Und was ist das „theologische Ereignis“? In der heute üblichen katholischen Version heißt es seit 1975 im Lied „Stille Nacht“ sehr treffend: „Jesus der Retter ist da“. Im katholischen Gesangbuch „Gotteslob“, (Lied Nr. 145, in „Gotteslob“, Berlin, Morus-Verlag, 1975, Seite 219) rettet also Jesus. Die Evangelische Kirche in Deutschland und alle volkstümlichen Songs singen hingegen nach wie vor: „Christ(us) der Retter ist da“. In einer kritischen heutigen Theologie hat die katholische Version zweifellos recht: Jesus ist der Retter, Jesus ist da ALS Retter: Warum ist Jesus für uns der Retter? Und nicht die abgehobene Christus-Gestalt?

10.

Natürlich kann diese einzelne, konkrete Person aus Nazareth nicht die Welt, nicht alle Menschen dieser Welt seit Anbeginn der Welt, retten, umkrempeln, zum Besten führen, allen Schmerz und alles Leiden auslöschen. Aber er als Person, mit einem Gesicht, einer Geschichte, mit seiner Liebe zur Gemeinschaft, zum gemeinsamen Speisen, seiner Praxis der Meditation und des gelegentlichen Rückzugs in die Wüste, mit seiner Liebe für die Frauen, seiner Liebe zu seinem “Lieblingsjünger Johannes” usw.: Dieser Mann Jesus weckt eine Resonanz! Da wird Leben geweckt – anders als bei der abstrakten Christusgestalt, dem Himmelherrn, dem Logos, dem sich aufopfernden Gottessohn etc.

11.
Jesus von Nazareth kann Welt und Menschen nur insofern als „Retter“ angesprochen werden, als sich Menschen einigen Aspekten seiner Lebensphilosophie, der des Menschen und Propheten Jesus von Nazareth im Geist, in der Seele, in der Praxis anschließen. Also: Nächstenliebe, Solidarität, Gerechtigkeit, Freundlichkeit als oberste Werte anerkennen. Wie bei jedem Menschen können wir einiges von dem, was er lehrte, problematisch finden und heute zurückweisen: Wie etwa Jesu Vorstellung seiner alsbaldigen Wiederkunft…
Jesus, der Retter ist da: Aber bitte differenziert betrachtet, als Vorbild und damit als Einladung, den Weg der Humanität mit ihm zu gehen. Diese humane Praxis war für Jesus von Nazareth der einzig wahre Gottesdienst, wie alle wissen, die das Neue Testament lesen (vgl.

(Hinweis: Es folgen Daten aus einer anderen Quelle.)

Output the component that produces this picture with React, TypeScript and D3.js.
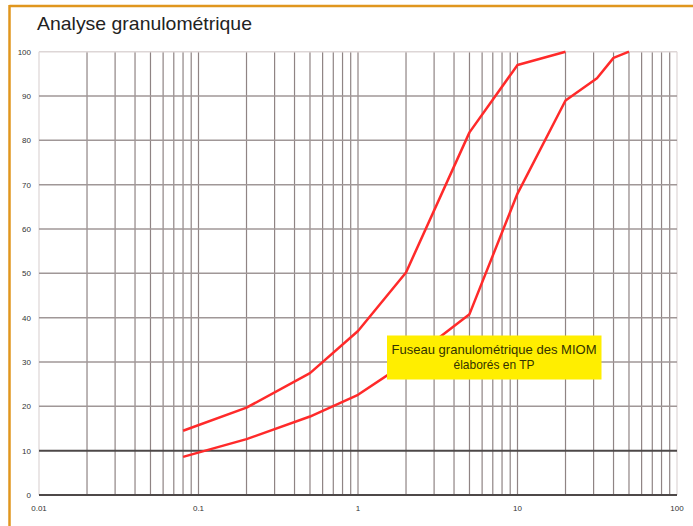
import React, { useEffect, useRef } from "react";
import * as d3 from "d3";

// sieve sizes (mm) and passing percentages for the two envelope curves
const upperSizes = [0.08, 0.2, 0.5, 1, 2, 5, 10, 20];
const upperPassing = [14.5, 19.7, 27.5, 37, 50.2, 81.8, 97, 100];
const lowerSizes = [0.08, 0.2, 0.5, 1, 2, 5, 10, 20, 31.5, 40, 50];
const lowerPassing = [8.6, 12.6, 17.7, 22.6, 29.8, 40.8, 68, 89, 94, 98.6, 100];

const xTickLabels = ["0.01", "0.1", "1", "10", "100"];
const yTicks = [0, 10, 20, 30, 40, 50, 60, 70, 80, 90, 100];

const App = () => {
  const ref = useRef<SVGSVGElement>(null);

  useEffect(() => {
    draw();
  });

  let draw = () => {
    const svg = d3.select(ref.current);
    svg.selectAll("*").remove();

    const width = 693;
    const height = 526;
    const x = d3.scaleLog().domain([0.01, 100]).range([39, 677]);
    const y = d3.scaleLinear().domain([0, 100]).range([495, 51.7]);

    // orange frame (top and left)
    svg
      .append("line")
      .attr("x1", 9.5)
      .attr("x2", width)
      .attr("y1", 6)
      .attr("y2", 6)
      .attr("stroke", "#e0961e")
      .attr("stroke-width", 2.5);
    svg
      .append("line")
      .attr("x1", 9.5)
      .attr("x2", 9.5)
      .attr("y1", 5)
      .attr("y2", height)
      .attr("stroke", "#e0961e")
      .attr("stroke-width", 2.5);

    svg
      .append("text")
      .attr("x", 37)
      .attr("y", 30)
      .attr("font-family", "Liberation Sans, Arial, sans-serif")
      .attr("font-size", 19)
      .attr("textLength", 215)
      .attr("lengthAdjust", "spacingAndGlyphs")
      .attr("fill", "#222")
      .text("Analyse granulométrique");

    const g = svg.append("g");

    // vertical log grid
    const vTicks: number[] = [];
    for (let dec = 0.01; dec < 100; dec *= 10) {
      for (let m = 1; m < 10; m++) vTicks.push(+(dec * m).toPrecision(3));
    }
    vTicks.push(100);
    g.selectAll("line.v")
      .data(vTicks)
      .enter()
      .append("line")
      .attr("x1", (d) => x(d))
      .attr("x2", (d) => x(d))
      .attr("y1", y(100))
      .attr("y2", y(0))
      .attr("stroke", (d) => (d === 0.01 || d === 100 ? "#ddd6d6" : "#8f8484"))
      .attr("stroke-width", 1.2);

    // horizontal grid
    g.selectAll("line.h")
      .data(yTicks)
      .enter()
      .append("line")
      .attr("x1", x(0.01))
      .attr("x2", x(100))
      .attr("y1", (d) => y(d))
      .attr("y2", (d) => y(d))
      .attr("stroke", (d) => (d === 0 || d === 10 ? "#4d4848" : d === 100 ? "#ddd6d6" : "#a09797"))
      .attr("stroke-width", (d) => (d === 0 || d === 10 ? 2 : 1.5));

    // axis labels
    g.selectAll("text.y")
      .data(yTicks)
      .enter()
      .append("text")
      .attr("x", 31)
      .attr("y", (d) => y(d) + 3)
      .attr("text-anchor", "end")
      .attr("font-family", "Liberation Sans Narrow, Arial Narrow, sans-serif")
      .attr("font-size", 8)
      .attr("fill", "#333")
      .text((d) => d);

    g.selectAll("text.x")
      .data(xTickLabels)
      .enter()
      .append("text")
      .attr("x", (d) => x(+d))
      .attr("y", 511)
      .attr("text-anchor", "middle")
      .attr("font-family", "Liberation Sans Narrow, Arial Narrow, sans-serif")
      .attr("font-size", 8)
      .attr("fill", "#333")
      .text((d) => d);

    // curves
    const line = d3
      .line<[number, number]>()
      .x((d) => x(d[0]))
      .y((d) => y(d[1]));
    const curves = [
      upperSizes.map((s, i) => [s, upperPassing[i]] as [number, number]),
      lowerSizes.map((s, i) => [s, lowerPassing[i]] as [number, number]),
    ];
    g.selectAll("path.curve")
      .data(curves)
      .enter()
      .append("path")
      .attr("d", (d) => line(d))
      .attr("fill", "none")
      .attr("stroke", "#ff2a2a")
      .attr("stroke-width", 2.5)
      .attr("stroke-linejoin", "round");

    // yellow legend box
    svg
      .append("rect")
      .attr("x", 387)
      .attr("y", 335.5)
      .attr("width", 214.5)
      .attr("height", 44)
      .attr("fill", "#ffee00");
    const font = "Liberation Sans Narrow, Arial Narrow, sans-serif";
    svg
      .append("text")
      .attr("x", 494)
      .attr("y", 354)
      .attr("text-anchor", "middle")
      .attr("font-family", font)
      .attr("font-size", 13)
      .attr("textLength", 205)
      .attr("lengthAdjust", "spacingAndGlyphs")
      .attr("fill", "#333300")
      .text("Fuseau granulométrique des MIOM");
    svg
      .append("text")
      .attr("x", 494)
      .attr("y", 369)
      .attr("text-anchor", "middle")
      .attr("font-family", font)
      .attr("font-size", 13)
      .attr("textLength", 81)
      .attr("lengthAdjust", "spacingAndGlyphs")
      .attr("fill", "#333300")
      .text("élaborés en TP");
  };

  return (
    <svg
      ref={ref}
      width={693}
      height={526}
      style={{ position: "absolute", left: 0, top: 0, background: "#fff" }}
    />
  );
};

export default App;
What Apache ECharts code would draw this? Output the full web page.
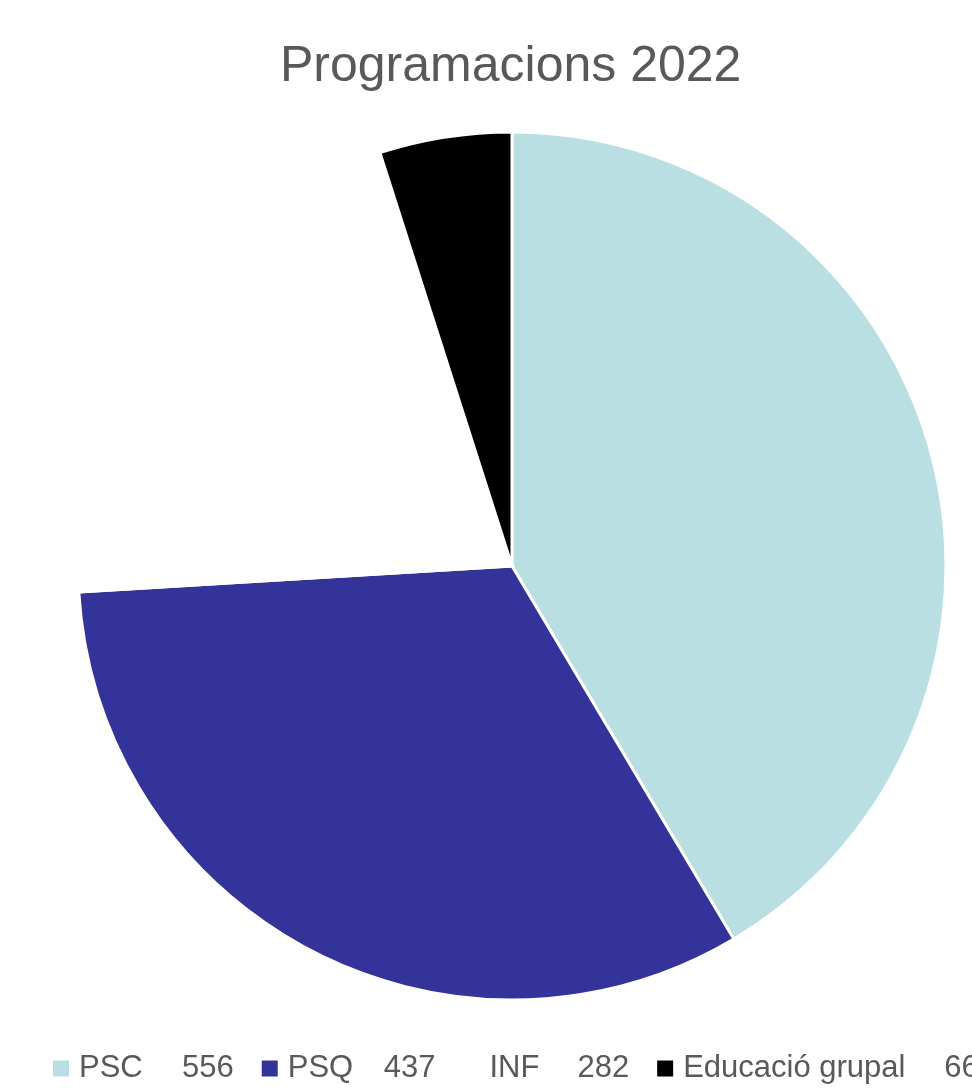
<!DOCTYPE html>
<html>
<head>
<meta charset="utf-8">
<script src="https://cdn.jsdelivr.net/npm/echarts@6/dist/echarts.min.js"></script>
<style>
  html, body { margin: 0; padding: 0; background: #fff; }
  #chart { width: 972px; height: 1091px; }
</style>
</head>
<body>
<div id="chart"></div>
<script>
// Data
var categories = ['PSC', 'PSQ', 'INF', 'Educació grupal'];
var values = [556, 437, 282, 66];
var colors = ['#b9dfe3', '#343399', '#ffffff', '#000000'];

// Legend tab widths (name column) per item
var nameWidths = [103, 96, 88, 261];

var chart = echarts.init(document.getElementById('chart'), null, { renderer: 'canvas' });

var rich = {};
categories.forEach(function(c, i) {
    rich['n' + i] = { width: nameWidths[i], padding: [0, 0, 0, 4], fontSize: 31, color: '#595959', fontFamily: 'Liberation Sans' };
});
rich.v = { fontSize: 31, color: '#595959', fontFamily: 'Liberation Sans' };

var options = {
    animation: false,
    title: {
        text: 'Programacions 2022',
        left: 275,
        top: 37,
        textStyle: {
            fontFamily: 'Liberation Sans',
            fontSize: 50,
            fontWeight: 'normal',
            color: '#595959'
        }
    },
    legend: {
        left: 46,
        top: 1048,
        width: 1400,
        orient: 'horizontal',
        icon: 'rect',
        itemWidth: 18,
        itemHeight: 18,
        itemGap: 26,
        data: categories,
        formatter: function(name) {
            var i = categories.indexOf(name);
            return '{n' + i + '|' + name + '}{v|' + values[i] + '}';
        },
        textStyle: {
            fontFamily: 'Liberation Sans',
            fontSize: 31,
            color: '#595959',
            rich: rich
        }
    },
    series: [
        {
            type: 'pie',
            center: [512, 566],
            radius: 434,
            startAngle: 90,
            clockwise: true,
            silent: true,
            label: { show: false },
            labelLine: { show: false },
            itemStyle: {
                borderColor: '#ffffff',
                borderWidth: 3
            },
            data: categories.map(function(c, i) {
                return { name: c, value: values[i], itemStyle: { color: colors[i] } };
            })
        }
    ]
};

chart.setOption(options);
</script>
</body>
</html>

Matthäus, Kap. 25, Verse 31-46).

12.
Jesus von Nazareth als Vorbild für eine individuelle, aber auch politische Lebensgestaltung, die allen Wert auf Dialog, Versöhnung, Gerechtigkeit legt: Aber für das soziale und politische Zusammenleben bleibt das entscheidende Kriterium unsere Bindung an die universalen Menschenrechte, die in mancher Hinsicht auch einiges den Lehren des Jesus von Nazareth verdanken.

13.
Man denke daran, dass der große katholische Theologe Edward Schilllebeeckx (Nijmgen, NL) von Jesus als dem erlösenden Vorbild sprach. Insofern befinde ich mich hier in bester theologischer Gesellschaft. Und Jesus als Vorbild führt weiter zu der argumentierenden Frage: Wo sind heute weitere Vorbilder? Wahrscheinlich Gandhi oder Martin Luther King? Oder Bonhoeffer? Oder Erzbischof Romero aus El Salvador? Oder bestimmte Werke der Musik, vielleicht die Missa Solemnis von Beethoven? Oder manches von Literaten oder von Malern, etwa von van Gogh? Wie auch immer: „Jesus der Retter ist -in gewisser Hinsicht – da“. Rettung erhält so ein Angesicht, eine historische Konkretheit. Rettung ist dann etwas anderes als ein transzendentes, als ein nur innerliches Geschehen der Versöhnung, das sich abstrakt „himmlisch-irdisch“ zwischen Gott – Vater und seinem „eingeborenen“ Sohn „abspielt“.

14.
Rettung der Welt, auch ökologisch, auch friedenspolitisch… wird zur Aufgabe der Menschen, die Weihnachten feiern. Nicht als Last, nicht als Fremdbestimmung, sondern als Form, das eigene Wesen zu leben, lebendig zu sein. Vorbilder und ethische Reflexionen stehen uns zur Verfügung.

Weihnachten hat also nichts mit Nostalgie zu tun, sondern mit Lebensenergie. Weihnachten ist das „Eingedenken“ an Jesus von Nazareth, den Lehrer der Weisheit, den Propheten. Das „Eingedenken“ an diesen Menschen kann inspirieren und „Resonanz erzeugen“.